Можем ли мы ответить Советскому Союзу чем-либо иным, кроме как этим святым чувством дружбы?»
Для того чтобы подвести черту под длившимся многие десятилетия спором между двумя выдающимися деятелями румынской культуры — Тудором Аргези и Николае Йоргой, автор считает полезным познакомить читателя с признанием Аргези, обнародованным недавно румынской газетой «Luceafarul».
Литературный критик Василе Нетя приводит неизвестный рассказ великого поэта о его взаимоотношениях с Йоргой. Когда Аргези находился в тюрьме «Вэкэрешть», Йорга принес ему декрет об амнистии, сказав при этомз «Жду вас в редакции. Я хочу превратить «Румынский род» в первую газету страны. С вами я этого непременно добьюсь».
«В редакцию «Румынского рода» я не пошел ни тог-да, ни позже, — рассказывал Аргези. — Йорга злоупотреблял понятием «патриотизм», полемизировал неистово, считаясь только со своим пониманием… Я понимал патриотизм, а заодно и публицистику иначе и поэтому не мог идти к Йорге. Через год или два мы встретились случайно на улице. И он, подняв палец, сказал со значительностью:
— Ваш стул до сих пор свободен. Приходите!
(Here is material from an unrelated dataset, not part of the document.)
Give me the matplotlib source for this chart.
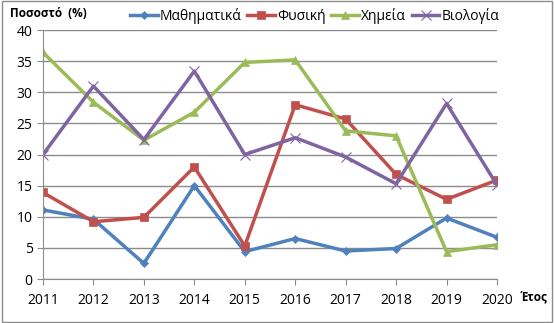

Но я не пошел и на этот раз. Что за этим последовало, известно. Моя литература не нравилась ему совсем. И долгие годы «Румынский род» нападал на меня непрерывно, стремясь изгнать меня из румынской литературы как нечистую силу. Мне преграждали путь к любым премиям, к любому официальному признанию. Некоторое время мне это казалось забавным, но потом все надоело, и я решил отвечать. Сначала в «Записках попугая», затем и в других изданиях. Полемика между нами была резкой, ожесточенной. Я не подозревал, что к Йорге подкрадывался черный смертельный час… Это был ужасный, жестокий час, заставший меня врасплох. Он лишил меня возможности признаться Йорге в чувстве уважения, которое я испытывал к нему всегда. Я мало кого уважал так, как Йоргу, и, можно сказать, даже любил. Это был исключительный человек, пламя страстей бушевало в нем до самого последнего мгновения. Он — настоящая глыба человеческой культуры. Когда узнал о его гибели, я заплакал и всегда буду сожалеть о том, что этот большой ученый так и не узнал о моих настоящих чувствах к нему. И сегодня мне больно, что я принес ему столько огорчений, как досадно и то, что этот ученый из ученых не мог преодолеть те разногласия, которые разделяли нас с такой неизбежностью» («Лучафэрул», 12 мая 1979 г.).